- Born: 1960s London, England
- Occupations: Playwright, poet, performance artist and activist
- Notable work: Daughters of Igbo Woman
- Relatives: Orlando Martins (uncle); Taslim Martin (brother)
- Website: www.olawalearts.org.uk

= Ros Martin =

British playwright, poet, performance artist, curator and activist (born 1960s)

Ros Martin (born 1960s) is a British playwright, poet, performance artist, curator and activist, born in London and based in Bristol since 1995. She is a founder member of the Bristol Black Women's Writers Group (2002–2005) and "Our Stories Make Waves" (OSMW) and Speakeasy South West, the latter two both associations of African diaspora artists in creativity. She was a member of the Bristol Black Writers Group.

== Biography ==
Born in London, England, Ros Martin is second-generation British, her parents being from Nigeria and Saint Lucia. Her uncle was pioneering Yoruba Nigerian film and stage actor Orlando Martins (1899–1985), and she has been researching and developing material in connection with his life. Roles he played on the London stage included Boukman in Toussaint Louverture: The Story of the Only Successful Slave Revolt in History, a 1936 drama by C. L. R. James that starred African-American actor Paul Robeson, with whom Martins had featured in the 1935 film Sanders of the River.

She is the artistic director of the Daughters of Igbo Woman Project, "a transnational digital installation comprising a trilogy of literary films made in (UK, Nigeria & Nevis respectively)". In 2017, responding to Bristol's transatlantic slavery legacy by evoking the voices of three generations of women from one family separated by the Atlantic Ocean. The films were made in collaboration with Akachi Adimora-Ezeigbo and Vida Rawlins. Martin voiced Fanny Fumnanya Coker, maidservant at the Georgian House, Bristol, Rawlins voiced Coker's mother, Adaeze (or Black Polly), and Eziegbo voiced Fanny's grandmother, Ojiugo in Igbo. Also in 2017, Martin created a memorial event and video in Greenbank Cemetery to commemorate the 250th anniversary of Fanny Coker's birth.

Publications in which Martin's writings appear include Marginalia (Volume 2 of Jerwood/Arvon Mentoring Scheme anthology) No Condition is Permanent, 19 Poets on Climate Justice and Change (Platform, 2010), and the 2019 anthology New Daughters of Africa, edited by Margaret Busby.

Martin has been a driving force behind the "Countering Colston" campaign group, an anti-racist, pro-equity collective working to decolonise Bristol, including addressing ways in which the city has for centuries honoured Edward Colston, who was a slave trading merchant in the 17th century.
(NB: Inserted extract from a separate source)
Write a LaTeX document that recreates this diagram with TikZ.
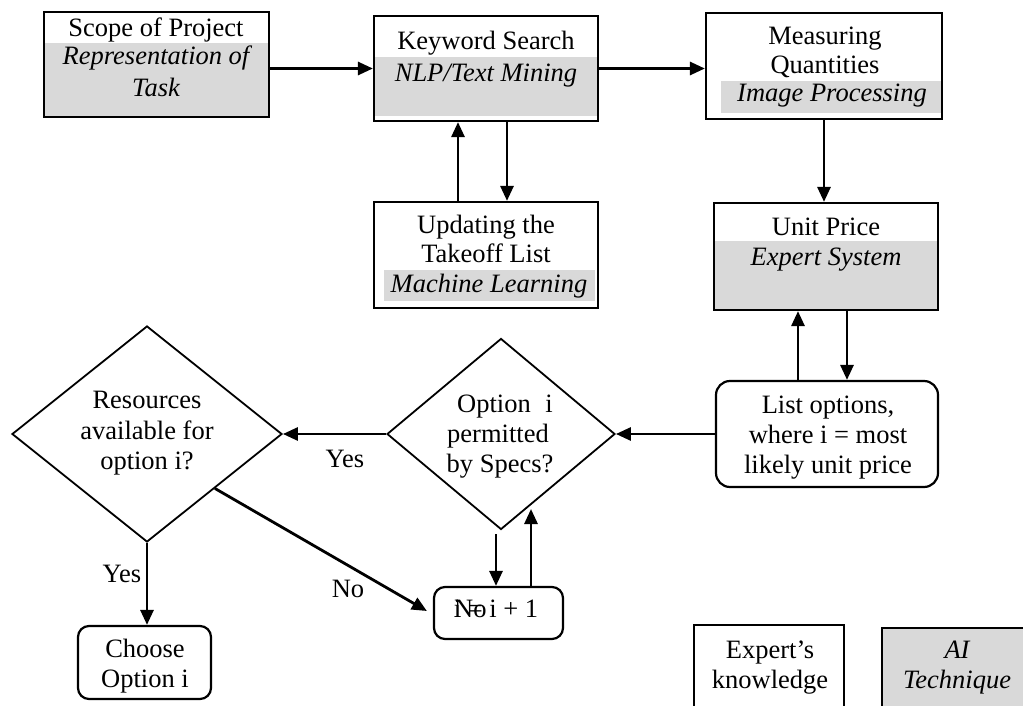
\documentclass[tikz,border=0pt]{standalone}
\usepackage{fontspec}
\setmainfont{Liberation Serif}
\usetikzlibrary{shapes.geometric,arrows.meta,calc}
\definecolor{aigray}{RGB}{217,217,217}
\begin{document}
\begin{tikzpicture}[x=1pt,y=-1pt,
  box/.style={draw,line width=2.2pt,inner sep=0pt},
  rbox/.style={draw,line width=2.2pt,rounded corners=14pt,inner sep=0pt},
  sbox/.style={draw,line width=2.2pt,rounded corners=11pt,inner sep=0pt},
  dia/.style={draw,diamond,line width=1.8pt,inner sep=0pt},
  arr/.style={line width=2.8pt,-{Triangle[length=15pt,width=13pt]}},
  tx/.style={anchor=base,inner sep=0pt,font=\fontsize{26.5}{30}\selectfont},
  it/.style={tx,font=\fontsize{26.5}{30}\selectfont\itshape},
]
\useasboundingbox (0,0) rectangle (1023,706);
\clip (0,0) rectangle (1023,706);

% gray AI-technique fills
\fill[aigray] (45,43) rectangle (268,116);
\fill[aigray] (375,57) rectangle (597,116);
\fill[aigray] (721,81) rectangle (941,113);
\fill[aigray] (384,270) rectangle (595,301);
\fill[aigray] (715,241) rectangle (937,309);

% boxes
\node[box, minimum width=225pt, minimum height=105pt] (scope) at (156.5,64.5) {};
\node[box, minimum width=224pt, minimum height=105pt] (keyword) at (486,68.5) {};
\node[box, minimum width=236pt, minimum height=106pt] (measure) at (824,66) {};
\node[box, minimum width=224pt, minimum height=106pt] (update) at (486,255) {};
\node[box, minimum width=224pt, minimum height=107pt] (unit) at (826,256.5) {};
\node[rbox, minimum width=222pt, minimum height=106pt] (list) at (827,434) {};
\node[dia, minimum width=228pt, minimum height=191pt] (opt) at (501,434) {};
\node[dia, minimum width=270pt, minimum height=216pt] (res) at (147,434) {};
\node[sbox, minimum width=129pt, minimum height=52pt] (incbox) at (498.5,613) {};
\node[sbox, minimum width=133pt, minimum height=73pt] (choose) at (144.5,662.5) {};
\node[box, minimum width=150pt, minimum height=110pt] (expert) at (769,680) {};
\node[box, fill=aigray, minimum width=150pt, minimum height=110pt] (ai) at (957,683) {};

% connectors
\draw[arr] (scope.east |- keyword.west) -- (keyword.west);
\draw[arr] (keyword.east) -- (keyword.east -| measure.west);
\draw[arr] (measure.south) -- (measure.south |- unit.north);
\draw[arr] ([xshift=-28pt]update.north) -- ([xshift=-28pt]keyword.south);
\draw[arr] ([xshift=21pt]keyword.south) -- ([xshift=21pt]update.north);
\draw[arr] ([xshift=-29pt]list.north) -- ([xshift=-29pt]list.north |- unit.south);
\draw[arr] ([xshift=20pt]list.north |- unit.south) -- ([xshift=20pt]list.north);
\draw[arr] (list.west) -- (opt.east);
\draw[arr] (opt.west) -- (res.east);
\draw[arr] (res.south) -- (res.south |- choose.north);
\draw[arr] (res.south east) -- ([xshift=-6pt,yshift=2pt]incbox.west);
\draw[arr] ([xshift=-2.5pt,yshift=-4pt]incbox.north |- opt.south) -- ([xshift=-2.5pt]incbox.north);
\coordinate (upend) at (531,509);
\draw[arr] ([xshift=32.5pt]incbox.north) -- (upend);

% texts
\node[tx] (t1) at (156,37) {Scope of Project};
\node[it] (t2) at (156,65) {Representation of};
\node[it] (t3) at (156,97) {Task};
\node[tx] (t4) at (486,50) {Keyword Search};
\node[it] (t5) at (486,82) {NLP/Text Mining};
\node[tx] (t6) at (825,45) {Measuring};
\node[tx] (t7) at (825,74) {Quantities};
\node[it] (t8) at (832,102) {Image Processing};
\node[tx] (t9) at (486,233) {Updating the};
\node[tx] (t10) at (486,262) {Takeoff List};
\node[it] (t11) at (489,292) {Machine Learning};
\node[tx] (t12) at (826,235) {Unit Price};
\node[it] (t13) at (826,265) {Expert System};
\node[tx] (t14) at (828,413) {List options,};
\node[tx] (t15) at (828,443) {where i = most};
\node[tx] (t16) at (828,473) {likely unit price};
\node[tx] (t17) at (505,412) {Option\hspace{0.55em}i};
\node[tx] (t18) at (498,442) {permitted};
\node[tx] (t19) at (500,472) {by Specs?};
\node[tx] (t20) at (147,408) {Resources};
\node[tx] (t21) at (147,439) {available for};
\node[tx] (t22) at (147,469) {option i?};
\node[tx] (t23) at (145,657) {Choose};
\node[tx] (t24) at (145,687) {Option i};
\node[tx] (t25) at (496,617) {i = i + 1};
\node[tx, anchor=base west] (t26) at (454,617) {No};
\node[tx] (t27) at (770,658) {Expert’s};
\node[tx] (t28) at (770,688) {knowledge};
\node[it] (t29) at (957,658) {AI};
\node[it] (t30) at (957,688) {Technique};
\node[tx] (yes1) at (345,467) {Yes};
\node[tx] (yes2) at (122,582) {Yes};
\node[tx] (no1) at (348,597) {No};
\end{tikzpicture}
\end{document}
Among initiatives for which she campaigned was the renaming of Colston Hall (now Bristol Beacon), which came about in September 2020.
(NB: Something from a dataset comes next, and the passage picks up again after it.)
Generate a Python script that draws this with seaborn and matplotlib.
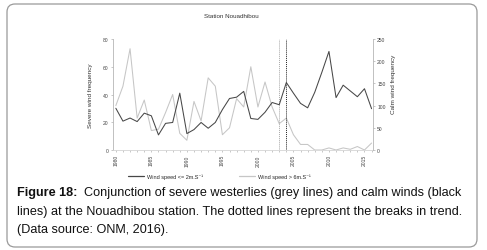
import matplotlib
matplotlib.use("Agg")
import matplotlib.pyplot as plt
from matplotlib.patches import FancyBboxPatch
from matplotlib.transforms import IdentityTransform
from matplotlib.lines import Line2D
import seaborn as sns
import pandas as pd

# ---- data ----
years = list(range(1980, 2017))
severe_freq = [32, 46, 73, 23, 36, 14, 15, 27, 40, 12, 7, 35, 21, 52, 46, 11, 16, 37, 31, 60,
               31, 49, 31, 19, 23, 11, 4, 4, 0, 0, 1.5, 0, 1.5, 0.5, 2.5, 0, 5]
calm_freq = [94, 65, 72, 64, 83, 77, 34, 60, 62, 128, 37, 46, 62, 49, 62, 91, 116, 119, 132, 71,
             69, 85, 107, 102, 152, 128, 105, 95, 130, 175, 222, 118, 146, 133, 120, 138, 93]
tick_years = [1980, 1985, 1990, 1995, 2000, 2005, 2010, 2015]
left_ticks = [0, 20, 40, 60, 80]
right_ticks = [0, 50, 100, 150, 200, 250]
break_severe = 2003
break_calm = 2004
label_calm = "Wind speed <= 2m.S\u207b\u00b9"
label_severe = "Wind speed > 6m.S\u207b\u00b9"

df = pd.DataFrame({"year": years, "severe": severe_freq, "calm": calm_freq})

sns.set_theme(style="ticks")
plt.rcParams["font.family"] = ["Liberation Sans", "DejaVu Sans"]

W, H = 487, 251
fig = plt.figure(figsize=(W / 100, H / 100), dpi=100)
fig.patch.set_facecolor("white")

# rounded border
box = FancyBboxPatch((7, 3), 470, 243, boxstyle="round,pad=0,rounding_size=8",
                     transform=IdentityTransform(), facecolor="none",
                     edgecolor="#9a9a9a", linewidth=0.9)
fig.patches.append(box)

ax = fig.add_axes([113 / W, 1 - 151 / H, 260 / W, 111 / H])
ax2 = ax.twinx()

grey_c = "#c6c6c6"
black_c = "#474747"
sns.lineplot(data=df, x="year", y="severe", ax=ax, color=grey_c, lw=0.75, legend=False)
sns.lineplot(data=df, x="year", y="calm", ax=ax2, color=black_c, lw=0.75, legend=False)

ax.axvline(break_severe, color="#a8a8a8", ls=(0, (1, 1)), lw=0.7)
ax.axvline(break_calm, color="#222222", ls=(0, (1, 1)), lw=0.7)

ax.set_xlim(1979.6, 2016.2)
ax.set_ylim(0, 80)
ax2.set_ylim(0, 250)
ax.set_xticks(tick_years)
ax.set_xticklabels([str(y) for y in tick_years], rotation=90)
ax.set_xticks(years, minor=True)
ax.set_yticks(left_ticks)
ax.set_yticklabels([str(v) for v in left_ticks])
ax2.set_yticks(right_ticks)
ax2.set_yticklabels([str(v) for v in right_ticks])

for a in (ax, ax2):
    for s in a.spines.values():
        s.set_visible(False)
ax.spines["left"].set_visible(True)
ax.spines["bottom"].set_visible(True)
ax2.spines["right"].set_visible(True)
for s in (ax.spines["left"], ax.spines["bottom"], ax2.spines["right"]):
    s.set_color("#b5b5b5")
    s.set_linewidth(0.6)
ax.spines["bottom"].set_color("#d5d5d5")

tick_kw = dict(length=1.5, width=0.5, color="#b0b0b0", labelsize=3.6,
               labelcolor="#444444", pad=1.5)
ax.tick_params(axis="x", which="both", **tick_kw)
ax.tick_params(axis="y", **tick_kw)
ax2.tick_params(axis="y", **tick_kw)

ax.set_xlabel("")
ax.set_ylabel("Severe wind frequency", fontsize=4.6, color="#333333")
ax2.set_ylabel("Calm wind frequency", fontsize=4.6, color="#333333")
ax.yaxis.set_label_coords(-0.077, 0.5)
ax2.yaxis.set_label_coords(1.068, 0.6)

fig.text(231 / W, 1 - 17 / H, "Station Nouadhibou", fontsize=4.5, color="#333333",
         ha="center", va="center")

handles = [Line2D([], [], color=black_c, lw=0.9), Line2D([], [], color=grey_c, lw=0.9)]
fig.legend(handles, [label_calm, label_severe], loc="center",
           bbox_to_anchor=(219 / W, 1 - 177 / H), ncol=2, frameon=False,
           fontsize=4, handlelength=3.0, handletextpad=0.4, columnspacing=6.5)

# caption
cap_fs = 9.1
t1 = fig.text(17 / W, 1 - 196.5 / H, "Figure 18:", fontsize=cap_fs, fontweight="bold",
              va="baseline", ha="left", color="#111111")
ax.annotate("  Conjunction of severe westerlies (grey lines) and calm winds (black",
            xy=(1, 0), xycoords=t1, va="bottom", ha="left", fontsize=cap_fs,
            color="#111111", annotation_clip=False)
fig.text(17 / W, 1 - 215 / H,
         "lines) at the Nouadhibou station. The dotted lines represent the breaks in trend.",
         fontsize=cap_fs, va="baseline", ha="left", color="#111111")
fig.text(17 / W, 1 - 233.3 / H, "(Data source: ONM, 2016).",
         fontsize=cap_fs, va="baseline", ha="left", color="#111111")

fig.savefig("out.png", dpi=100, facecolor="white")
On 25 January 2021, Martin was one of four protesters arrested by the police for peacefully demonstrating outside Bristol magistrates court in support of the "Colston Four", the three men and a woman accused – and cleared at trial – of toppling the statue of Edward Colston during the 2020 Black Lives Matter protests. Martin had chalked the words "Let Justice Prevail" on the pavement outside the steps of the court. Avon and Somerset Police subsequently apologised for the protest ban, accepting that they had misinterpreted the regulations and that the arrests were unlawful.
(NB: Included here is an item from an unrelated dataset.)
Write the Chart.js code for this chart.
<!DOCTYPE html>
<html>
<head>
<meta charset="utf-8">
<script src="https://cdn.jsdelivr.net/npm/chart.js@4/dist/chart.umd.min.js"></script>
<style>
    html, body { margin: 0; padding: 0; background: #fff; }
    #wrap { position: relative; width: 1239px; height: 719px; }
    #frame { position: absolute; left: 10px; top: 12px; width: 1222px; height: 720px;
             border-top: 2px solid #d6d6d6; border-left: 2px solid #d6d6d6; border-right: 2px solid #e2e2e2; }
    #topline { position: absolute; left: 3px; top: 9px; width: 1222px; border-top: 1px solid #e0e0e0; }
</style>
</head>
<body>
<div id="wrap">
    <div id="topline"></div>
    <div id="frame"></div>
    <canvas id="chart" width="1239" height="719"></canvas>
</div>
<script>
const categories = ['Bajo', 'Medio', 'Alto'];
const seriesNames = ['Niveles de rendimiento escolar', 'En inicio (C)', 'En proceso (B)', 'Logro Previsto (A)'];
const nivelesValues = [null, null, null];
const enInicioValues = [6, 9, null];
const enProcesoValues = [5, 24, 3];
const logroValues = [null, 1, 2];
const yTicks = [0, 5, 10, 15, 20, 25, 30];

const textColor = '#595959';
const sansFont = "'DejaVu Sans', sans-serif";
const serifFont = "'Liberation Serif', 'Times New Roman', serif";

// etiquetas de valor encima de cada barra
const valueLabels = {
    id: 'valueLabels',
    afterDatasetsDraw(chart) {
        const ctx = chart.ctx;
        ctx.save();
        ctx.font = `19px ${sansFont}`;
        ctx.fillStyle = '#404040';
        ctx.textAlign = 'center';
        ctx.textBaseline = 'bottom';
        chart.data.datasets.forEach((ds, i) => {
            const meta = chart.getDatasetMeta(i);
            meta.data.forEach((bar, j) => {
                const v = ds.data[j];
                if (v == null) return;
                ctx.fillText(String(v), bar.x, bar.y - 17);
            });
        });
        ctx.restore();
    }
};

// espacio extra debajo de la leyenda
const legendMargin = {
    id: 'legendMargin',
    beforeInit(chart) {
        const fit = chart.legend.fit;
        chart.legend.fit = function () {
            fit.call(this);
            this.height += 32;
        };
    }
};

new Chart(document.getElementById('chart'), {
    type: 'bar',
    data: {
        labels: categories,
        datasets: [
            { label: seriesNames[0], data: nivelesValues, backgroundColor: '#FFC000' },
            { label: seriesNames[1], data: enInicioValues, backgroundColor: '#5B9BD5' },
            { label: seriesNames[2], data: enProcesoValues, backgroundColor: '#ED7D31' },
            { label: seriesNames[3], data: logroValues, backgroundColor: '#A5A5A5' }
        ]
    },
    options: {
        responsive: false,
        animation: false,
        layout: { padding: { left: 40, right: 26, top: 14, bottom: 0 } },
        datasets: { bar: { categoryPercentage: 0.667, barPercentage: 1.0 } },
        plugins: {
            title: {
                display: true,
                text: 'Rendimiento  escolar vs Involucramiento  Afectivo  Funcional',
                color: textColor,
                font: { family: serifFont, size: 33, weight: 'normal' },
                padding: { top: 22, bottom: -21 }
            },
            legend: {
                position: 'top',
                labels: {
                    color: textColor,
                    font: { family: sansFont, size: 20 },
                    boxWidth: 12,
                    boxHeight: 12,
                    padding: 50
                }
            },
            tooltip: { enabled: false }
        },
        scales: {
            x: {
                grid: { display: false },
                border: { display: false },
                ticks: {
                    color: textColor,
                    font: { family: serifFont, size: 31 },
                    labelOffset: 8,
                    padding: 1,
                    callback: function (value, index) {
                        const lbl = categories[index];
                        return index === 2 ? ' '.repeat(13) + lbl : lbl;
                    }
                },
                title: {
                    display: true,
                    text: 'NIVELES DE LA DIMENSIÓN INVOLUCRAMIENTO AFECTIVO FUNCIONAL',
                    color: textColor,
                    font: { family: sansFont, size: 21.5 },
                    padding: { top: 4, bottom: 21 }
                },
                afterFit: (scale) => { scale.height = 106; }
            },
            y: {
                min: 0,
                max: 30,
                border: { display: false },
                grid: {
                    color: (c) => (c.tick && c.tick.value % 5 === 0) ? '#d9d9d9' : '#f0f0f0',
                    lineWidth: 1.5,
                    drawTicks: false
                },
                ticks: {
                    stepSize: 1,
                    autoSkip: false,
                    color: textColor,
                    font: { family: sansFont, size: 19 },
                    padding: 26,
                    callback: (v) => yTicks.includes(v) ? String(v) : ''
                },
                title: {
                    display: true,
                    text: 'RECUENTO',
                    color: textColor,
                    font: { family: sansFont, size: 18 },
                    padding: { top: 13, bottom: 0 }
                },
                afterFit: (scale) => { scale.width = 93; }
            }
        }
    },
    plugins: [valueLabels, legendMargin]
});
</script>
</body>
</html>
Martin is the author of the 2022 book Before I Am Rendered Invisible – Resistance From The Margins, a volume of spoken word, social commentary, play, essay and memoir that "throws a harrowing spotlight on issues behind racial inequality". She has said: Before I Am Rendered Invisible' is a personal archive of performance writings that chart black struggle and resistance in Bristol and beyond, in spoken word, play, public chalk events, social commentary and memoir. In 'Before I Am Rendered Invisible', I am remembering, I am giving space, affording time, giving voice to the little people's lives, to events that have mattered to me, that have provoked me, whilst living and working in Bristol. I am countering the silence, bringing to the fore and celebrating marginalised lives of struggle and resistance."

Martin initiated the project "Raising the Red", an art installation in Bristol honouring women around the world who have been victims of violence, created to coincide with the United Nations "End Violence Against Women" campaign.

== Selected works ==
- 2013: Return of the Vanishing Peasant (stage play), with Denise Ferreira da Silva
- 2016: Being Rendered Visible in the Georgian House Museum, Bristol
- 2022: Before I Am Rendered Invisible – Resistance From The Margins, Arkbound, ISBN 9781912092468.